- Tugrah
- Coordinates: 41°12′34″S 146°18′35″E﻿ / ﻿41.20944°S 146.30972°E
- Population: 470 (SAL 2021)
- Postcode(s): 7310
- Location: 4 km (2 mi) SW of Devonport
- LGA(s): City of Devonport
- Region: North-west and west
- State electorate(s): Braddon
- Federal division(s): Braddon
Suburbs around Tugrah:
| Don | Stony Rise | Stony Rise |
| Don | Tugrah | Quioba |
| Forthside | Eugenana | Spreyton |

= Tugrah, Tasmania =

Tugrah is a rural locality in the local government area (LGA) of Devonport in the North-west and west LGA region of Tasmania.

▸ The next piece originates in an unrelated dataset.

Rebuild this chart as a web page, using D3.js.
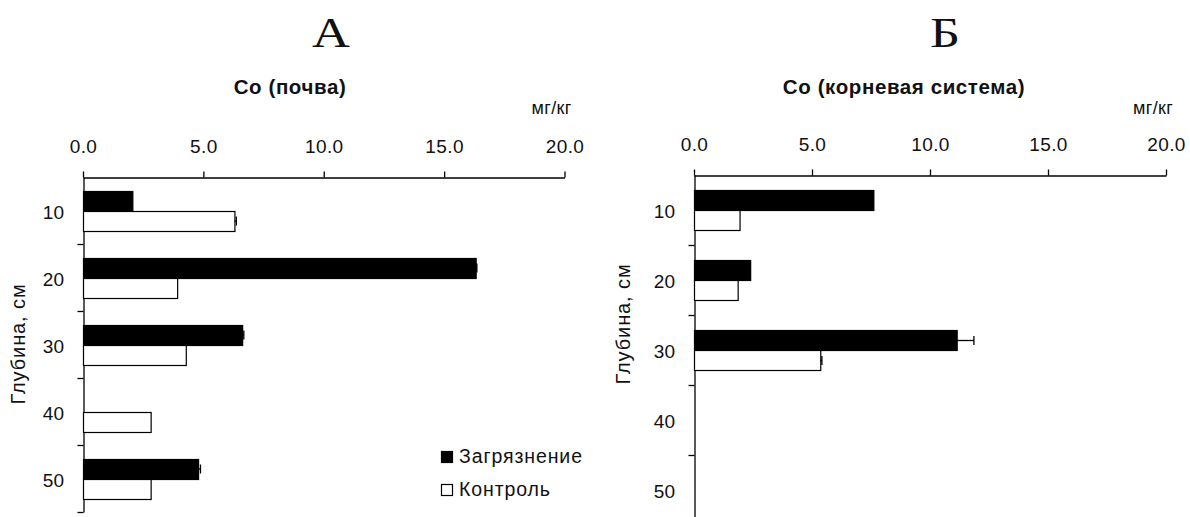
<!DOCTYPE html>
<html>
<head>
<meta charset="utf-8">
<script src="https://cdn.jsdelivr.net/npm/d3@7/dist/d3.min.js"></script>
<style>
  html, body { margin: 0; padding: 0; background: #fff; }
  svg { display: block; }
  text { font-family: "Liberation Sans", Arial, sans-serif; fill: #111; }
</style>
</head>
<body>
<svg id="chart" width="1190" height="517"></svg>
<script>
// ---- data ----
const depths = ["10", "20", "30", "40", "50"];
const xTicks = [0, 5, 10, 15, 20];
const seriesNames = ["Загрязнение", "Контроль"];

const soilPolluted      = [2.05, 16.31, 6.61, null, 4.78];
const soilPollutedErr   = [0, 0.05, 0.07, 0, 0.10];
const soilControl       = [6.29, 3.91, 4.27, 2.81, 2.81];
const soilControlErr    = [0.08, 0, 0, 0, 0];

const rootPolluted      = [7.60, 2.38, 11.13, null, null];
const rootPollutedErr   = [0, 0, 0.73, 0, 0];
const rootControl       = [1.93, 1.85, 5.35, null, null];
const rootControlErr    = [0, 0, 0.07, 0, 0];

const panelLetters = ["А", "Б"];
const panelTitles = ["Co (почва)", "Co (корневая система)"];
const unitLabel = "мг/кг";
const yTitle = "Глубина, см";

// ---- layout ----
const svg = d3.select("#chart");

const panels = [
  { letter: panelLetters[0], title: panelTitles[0],
    polluted: soilPolluted, pollutedErr: soilPollutedErr,
    control: soilControl, controlErr: soilControlErr,
    x0: 83, x1: 564.5, y0: 177, y1: 512,
    letterX: 331, titleX: 290, yTitleX: 25, yTitleY: 344, legend: true },
  { letter: panelLetters[1], title: panelTitles[1],
    polluted: rootPolluted, pollutedErr: rootPollutedErr,
    control: rootControl, controlErr: rootControlErr,
    x0: 694, x1: 1166, y0: 175, y1: 525,
    letterX: 945, titleX: 904, yTitleX: 630, yTitleY: 324, legend: false }
];

panels.forEach(p => {
  const g = svg.append("g");

  const x = d3.scaleLinear().domain([0, 20]).range([p.x0, p.x1]);
  const pad = 1 - 40 / ((p.y1 - p.y0) / depths.length);
  const y = d3.scaleBand().domain(depths).range([p.y0, p.y1])
    .paddingInner(pad).paddingOuter(pad / 2);
  const ySub = d3.scaleBand().domain(seriesNames).range([0, y.bandwidth()]);
  const yLin = d3.scaleLinear().domain([0, depths.length]).range([p.y0, p.y1]);

  // panel letter
  g.append("text")
    .attr("transform", `translate(${p.letterX},47) scale(1.22,1)`)
    .attr("text-anchor", "middle")
    .style("font-family", "'Liberation Serif', 'Times New Roman', serif")
    .style("font-size", "43px").text(p.letter);

  // title
  g.append("text").attr("x", p.titleX).attr("y", 94)
    .attr("text-anchor", "middle")
    .style("font-size", "20.5px").style("font-weight", "bold")
    .style("letter-spacing", "0.6px").text(p.title);

  // unit
  g.append("text").attr("x", p.x1 + 7).attr("y", 114)
    .attr("text-anchor", "end")
    .style("font-size", "18px").style("letter-spacing", "0.3px").text(unitLabel);

  // x axis (top)
  const xAxis = g.append("g").attr("transform", `translate(0,${p.y0 + 0.5})`)
    .call(d3.axisTop(x).tickValues(xTicks).tickFormat(d3.format(".1f"))
      .tickSize(6).tickSizeOuter(0).tickPadding(19));
  xAxis.selectAll("text").style("font-size", "19px")
    .style("font-family", "'Liberation Sans', Arial, sans-serif")
    .style("letter-spacing", "0.4px").attr("fill", "#111");
  xAxis.selectAll("line,path").attr("stroke", "#000").attr("stroke-width", 1.3);

  // y axis line + ticks at band boundaries
  const yAxis = g.append("g").attr("transform", `translate(${p.x0 + 0.5},0)`)
    .call(d3.axisLeft(yLin).tickValues(d3.range(1, depths.length + 1))
      .tickFormat("").tickSize(6).tickSizeOuter(0));
  yAxis.selectAll("line,path").attr("stroke", "#000").attr("stroke-width", 1.3);

  // category labels
  const yLab = g.append("g").attr("transform", `translate(${p.x0 - 19},2)`)
    .call(d3.axisLeft(y).tickSize(0).tickPadding(0));
  yLab.select("path").remove();
  yLab.selectAll("text").style("font-size", "19px")
    .style("font-family", "'Liberation Sans', Arial, sans-serif").attr("fill", "#111");

  // y title
  g.append("text")
    .attr("transform", `translate(${p.yTitleX},${p.yTitleY}) rotate(-90)`)
    .attr("text-anchor", "middle")
    .style("font-size", "20px").style("letter-spacing", "0.9px").text(yTitle);

  // bars
  const rows = depths.map((d, i) => ([
    { depth: d, s: seriesNames[0], v: p.polluted[i], e: p.pollutedErr[i], fill: "#000" },
    { depth: d, s: seriesNames[1], v: p.control[i], e: p.controlErr[i], fill: "#fff" }
  ])).flat().filter(r => r.v != null);

  g.append("g").selectAll("rect").data(rows).join("rect")
    .attr("x", x(0) + 0.5)
    .attr("y", r => Math.round(y(r.depth) + ySub(r.s)) + 0.5)
    .attr("width", r => x(r.v) - x(0))
    .attr("height", ySub.bandwidth())
    .attr("fill", r => r.fill)
    .attr("stroke", "#000").attr("stroke-width", 1.2);

  // error bars (plus side)
  const errs = rows.filter(r => r.e > 0);
  const eg = g.append("g").attr("stroke", "#000").attr("stroke-width", 1.3);
  eg.selectAll("line.h").data(errs).join("line").attr("class", "h")
    .attr("x1", r => x(r.v)).attr("x2", r => x(r.v + r.e))
    .attr("y1", r => y(r.depth) + ySub(r.s) + ySub.bandwidth() / 2 + 0.5)
    .attr("y2", r => y(r.depth) + ySub(r.s) + ySub.bandwidth() / 2 + 0.5);
  eg.selectAll("line.c").data(errs).join("line").attr("class", "c")
    .attr("x1", r => x(r.v + r.e)).attr("x2", r => x(r.v + r.e))
    .attr("y1", r => y(r.depth) + ySub(r.s) + ySub.bandwidth() / 2 - 4)
    .attr("y2", r => y(r.depth) + ySub(r.s) + ySub.bandwidth() / 2 + 5);

  // legend
  if (p.legend) {
    const lg = g.append("g");
    const items = [{ name: seriesNames[0], fill: "#000", yy: 451 },
                   { name: seriesNames[1], fill: "#fff", yy: 484 }];
    items.forEach(it => {
      lg.append("rect").attr("x", 441.5).attr("y", it.yy + 0.5)
        .attr("width", 11).attr("height", 11)
        .attr("fill", it.fill).attr("stroke", "#000").attr("stroke-width", 1.2);
      lg.append("text").attr("x", 459).attr("y", it.yy + 11.5)
        .style("font-size", "19.5px").style("letter-spacing", "0.9px").text(it.name);
    });
  }
});
</script>
</body>
</html>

The locality is about 4 km south-west of the town of Devonport. The 2021 census recorded a population of 470 for the state suburb of Tugrah.
It is a suburb of Devonport, Tasmania, located on the south western side of the city.

==History==
Tugrah was gazetted as a locality in 1962. The name is believed to be an Aboriginal word meaning “to eat”.

==Geography==
The Don River forms part of the south-western boundary, before flowing through to the north-west, where it then forms the north-western boundary.

==Road infrastructure==
National Route 1 (Bass Highway) passes to the north-east. From there, Tugrah Road provides access to the locality.